今年2012年は天文イベントの当たり年なのだそうでかたむき通信にもこれ迄、 以下列挙する処など記事にして来ました。
- 5月21日国を挙げての大イベント金環日食~国立天文台HPが分かり易く説明(2012年5月19日)
- 金星の太陽面(日面)通過は6月6日~世紀の天体ショー、アンコール(2012年5月21日)
- 2012年6月4日部分月食~金環日食と金星日面通過の間の天体ショー(2012年6月4日)
- 今世紀最後金星日面通過は本日6月6日~金環日食、部分月食と比較してみた(2012年6月6日)
今回の天体ショーは 金星食 です。
食とは言っても今回は金星の日面通過のように金星は食う側ではなく食われる側です。 食う側は月で、金星の前を月が横切る格好になります。 日本神話宜しく作劇するならば 美しく輝くヴィーナスに嫉妬した月が少し地球人に意地悪をして隠してしまう、 と言った塩梅でしょうか。
この天体ショーは日本で全国的に見られますが、 そのため時間は一定していません。 目処は14日未明となっています。 時間も朝早くて偶然見られるような時間帯ではありませんから、 見る地域の食の開始時間と終了時間を予め調べて臨んだ方が好いですね。

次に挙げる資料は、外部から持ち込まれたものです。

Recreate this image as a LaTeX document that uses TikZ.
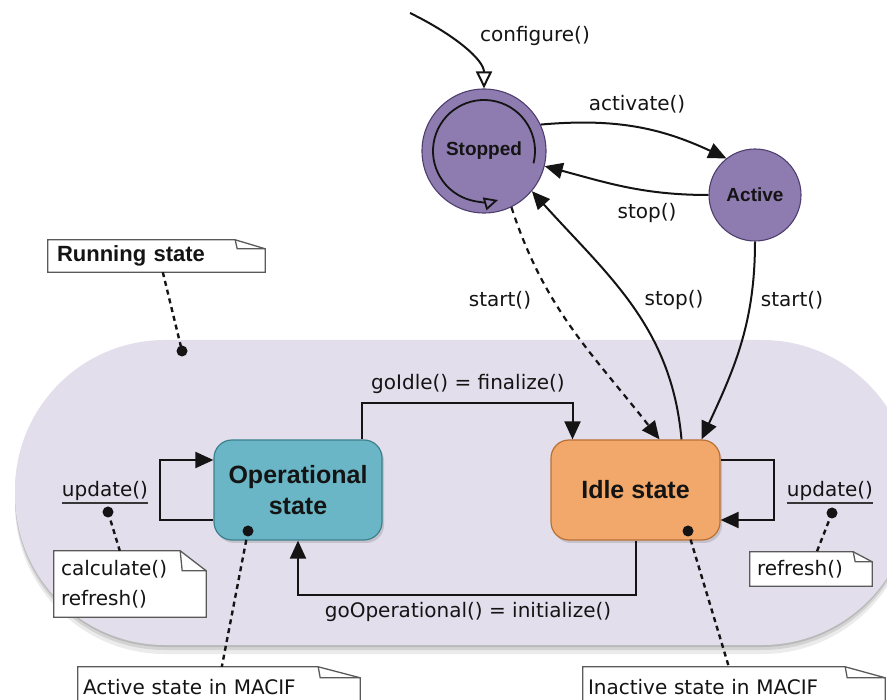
\documentclass[tikz,border=0pt]{standalone}
\usepackage{fontspec}
\setmainfont{DejaVu Sans}
\newfontfamily\headfont{Liberation Sans}
\usetikzlibrary{arrows.meta,calc,shadows}

\definecolor{statefill}{RGB}{142,124,176}
\definecolor{stateline}{RGB}{78,62,110}
\definecolor{opfill}{RGB}{106,182,198}
\definecolor{opline}{RGB}{60,128,142}
\definecolor{idlefill}{RGB}{242,168,106}
\definecolor{idleline}{RGB}{186,112,52}
\definecolor{runfill}{RGB}{227,222,236}
\definecolor{ink}{RGB}{20,20,20}
\definecolor{noteedge}{RGB}{90,90,90}

\pgfdeclarelayer{bg}
\pgfdeclarelayer{notes}
\pgfsetlayers{bg,notes,main}

% UML note outline with a folded top-right corner: node, fold width, fold height
\newcommand\notefold[3]{%
  \begin{pgfonlayer}{notes}
    \filldraw[notedraw] (#1.south west) -- (#1.north west)
      -- ($(#1.north east)+(-#2,0)$) -- ($(#1.north east)+(0,#3)$)
      -- (#1.south east) -- cycle;
    \draw[notedraw,fill=none] ($(#1.north east)+(-#2,0)$)
      -- ($(#1.north east)+(-#2+2,#3)$) -- ($(#1.north east)+(0,#3)$);
  \end{pgfonlayer}}

\begin{document}
\begin{tikzpicture}[x=1pt,y=-1pt,
  txt/.style={inner sep=0, text=ink, font=\fontsize{20}{24}\selectfont},
  state/.style={circle, draw=stateline, line width=1.1, fill=statefill, inner sep=0,
    text=ink, font=\headfont\bfseries\fontsize{19}{22}\selectfont},
  phase/.style={rounded corners=18, draw, line width=1.2, minimum width=168,
    minimum height=100, inner sep=0, align=center, text=ink,
    font=\headfont\bfseries\fontsize{25}{31}\selectfont,
    drop shadow={shadow xshift=2pt, shadow yshift=-3pt, opacity=.3}},
  trans/.style={draw=ink, line width=2, -{Triangle[length=18pt,width=16pt]}},
  openhead/.style={draw=ink, line width=2, -{Triangle[length=17pt,width=16pt,fill=white]}},
  noteline/.style={draw=ink, line width=2.4, dash pattern=on 5pt off 4pt},
  notebox/.style={inner sep=0, align=left, text=ink, font=\fontsize{20}{30}\selectfont},
  notedraw/.style={draw=noteedge, fill=white, line width=1.3},
  dot/.style={fill=ink}]

\useasboundingbox (0,0) rectangle (887,700);

% running-state region with its soft shadow
\begin{pgfonlayer}{bg}
  \fill[black,opacity=.08,rounded corners=150] (15,349) rectangle (912,654);
  \fill[black,opacity=.10,rounded corners=150] (15,346) rectangle (912,650);
  \fill[black,opacity=.12,rounded corners=150] (15,343) rectangle (912,647);
  \fill[runfill,rounded corners=150] (15,340) rectangle (912,645);
\end{pgfonlayer}

% component states
\node[state, minimum size=124] (stp) at (484,151) {Stopped};
\node[state, minimum size=92] (act) at (755,195) {Active};

% running sub-states
\node[phase, fill=opfill, draw=opline] (op) at (298,490) {Operational\\state};
\node[phase, fill=idlefill, draw=idleline, minimum width=169] (idle) at (635.5,490) {Idle state};

% configure()
\coordinate (cfg) at (410,13);
\draw[openhead] (cfg) .. controls (455,35) and (484,60) .. (stp.north);
\node[txt, anchor=west] (lcfg) at (480,36) {configure()};

% inner cycle of the stopped state
\draw[line width=1.8, draw=ink, -{Triangle[length=14pt,width=13pt,fill=statefill]}]
  ($(stp)+(14:51)$) arc[start angle=14, end angle=-286, radius=51];

% stopped <-> active
\draw[trans] (stp.25) to[out=5,in=155] (act.128);
\node[txt] (lact) at (637,104) {activate()};
\draw[trans] (act.west) to[out=180,in=-15] (stp.-14);
\node[txt] (lstop1) at (647,213) {stop()};

% transitions into and out of the running region
\draw[trans, dash pattern=on 6pt off 5pt, line width=2.2] (stp.-64) to[out=-72,in=128] ($(idle.north)+(24,0)$);
\node[txt] (lstart1) at (500,300) {start()};
\draw[trans] ($(idle.north)+(46,0)$) to[out=95,in=-48] (stp.-40);
\node[txt] (lstop2) at (674,300) {stop()};
\draw[trans] (act.south) to[out=-90,in=65] ($(idle.north)+(66,0)$);
\node[txt] (lstart2) at (792,300) {start()};

% operational <-> idle
\draw[trans] ($(op.north)+(64,0)$) |- ($(idle.north)+(-63,-36)$) -- ($(idle.north)+(-63,0)$);
\node[txt] (lgoidle) at (468,384) {goIdle() = finalize()};
\draw[trans] (idle.south) -- ++(0,54) -| (op.south);
\node[txt] (lgoop) at (468,612) {goOperational() = initialize()};

% self transitions
\draw[trans] ($(op.west)+(0,30)$) -- ++(-53,0) |- ($(op.west)+(0,-30)$);
\node[txt] (lupd1) at (105,491) {update()};
\draw[line width=1.8, draw=ink!85] ($(lupd1.south west)+(0,2)$) -- ($(lupd1.south east)+(0,2)$);
\draw[trans] ($(idle.east)+(0,-30)$) -- ++(53,0) |- ($(idle.east)+(0,30)$);
\node[txt] (lupd2) at (830,491) {update()};
\draw[line width=1.8, draw=ink!85] ($(lupd2.south west)+(0,2)$) -- ($(lupd2.south east)+(0,2)$);

% notes
\node[notebox, minimum width=217, minimum height=32, text width=199,
  font=\headfont\bfseries\fontsize{22}{26}\selectfont] (nrun) at (156.5,256) {Running state};
\notefold{nrun}{30}{9}
\node[notebox, minimum width=152, minimum height=66, text width=138] (ncalc) at (130,584) {calculate()\\refresh()};
\notefold{ncalc}{26}{20}
\node[notebox, minimum width=122, minimum height=34, text width=108] (nref) at (811,569) {refresh()};
\notefold{nref}{19}{10}
\node[notebox, minimum width=282, minimum height=40, text width=272] (nact) at (219,687) {Active state in MACIF};
\notefold{nact}{42}{11}
\node[notebox, minimum width=302, minimum height=40, text width=292] (ninact) at (734,687) {Inactive state in MACIF};
\notefold{ninact}{40}{11}

% note anchors
\coordinate (drun) at (182,351);
\coordinate (dupd1) at (108,512);
\coordinate (dupd2) at (832,513);
\coordinate (dop) at (248,531);
\coordinate (didle) at (688,531);

\draw[noteline] ($(nrun.south west)+(115,0)$) -- (drun);
\draw[noteline] (dupd1) -- ($(ncalc.north west)+(66,0)$);
\draw[noteline] (dupd2) -- ($(nref.north west)+(67,0)$);
\draw[noteline] (dop) -- ($(nact.north west)+(144,0)$);
\draw[noteline] (didle) -- ($(ninact.north west)+(146,0)$);

\foreach \d in {drun,dupd1,dupd2,dop,didle}
  \fill[dot] (\d) circle[radius=5.5pt];

\end{tikzpicture}
\end{document}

天文イベントとなればかたむき通信の例に拠って頼るのは 国立天文台 ホームページです。 確り2012年8月14日の為に 金星食 が用意されています。 金星食が日本で観察されるのは2003年5月29日から9年振りとなるのですが、 同ページによれば、比較的条件の良い金星食は1989年12月2日から実に23年ぶりなのだそうです。 また次の比較的条件のよい金星食は2063年5月31日と何と半世紀も待たねば行けませんので 今回の金星食は見逃したくないですね。
先ずは目安となる地域に拠る発生時間の表を下に引用しましょう。
場所 | 潜入開始時刻 | 出現開始時刻 | 日の出時刻 |
---|---|---|---|
札幌 | 2時47分 | 3時50分 | 4時39分 |
東京 | 2時44分 | 3時29分 | 4時59分 |
福岡 | 2時41分 | 3時27分 | 5時40分 |
那覇 | 2時53分 | 3時00分 | 6時01分 |
何処も日の出前の未だ明け遣らぬ暗い時分になります。 夏のこの時期ですから早いこの時間は涼しくて気持ち好いかも知れません。 夏休み中ですから家族で一緒に早起きするのも好いでしょう。
潜入時から出現時の間は金星は天の岩戸宜しき月の向こう側に隠れてしまいますから この1時間弱は月に張り付いている必要もないでしょう。 金星が月の向こう側に隠れる際も現れる際も凡そ1分ほど時間を掛けるそうです。 詰まりこの2回が観察の機会とされます。 ところで沖縄の那覇では潜入から出現迄の時間が7分と短いの 金星が月を掠めるような感じであるからだそうで、 この周辺地域では総てを連続して見るのも好い感じです。
金環日食や金星の日面通過では観察メガネは必須でしたが、 今回の金星食に特別な道具は必要ないのは嬉しい限り。 周りの星空を脇役にしたヴィーナス主役の天体ショーを肉眼で楽しめる訳です。 ただ双眼鏡や望遠鏡が有ればなお楽しめるそうです。 また撮影も望遠レンズがあれば一層迫力のある写真が撮れるでしょう。 このイベント時及び後には金環日食や日面通過より 多くの皆さんが写した写真がTwitterやSNS、ブログで楽しめることでしょう。 特に食の終了時は正しく ヴィーナス誕生 の瞬間ですのでどんな名作が生まれるか今から楽しみです。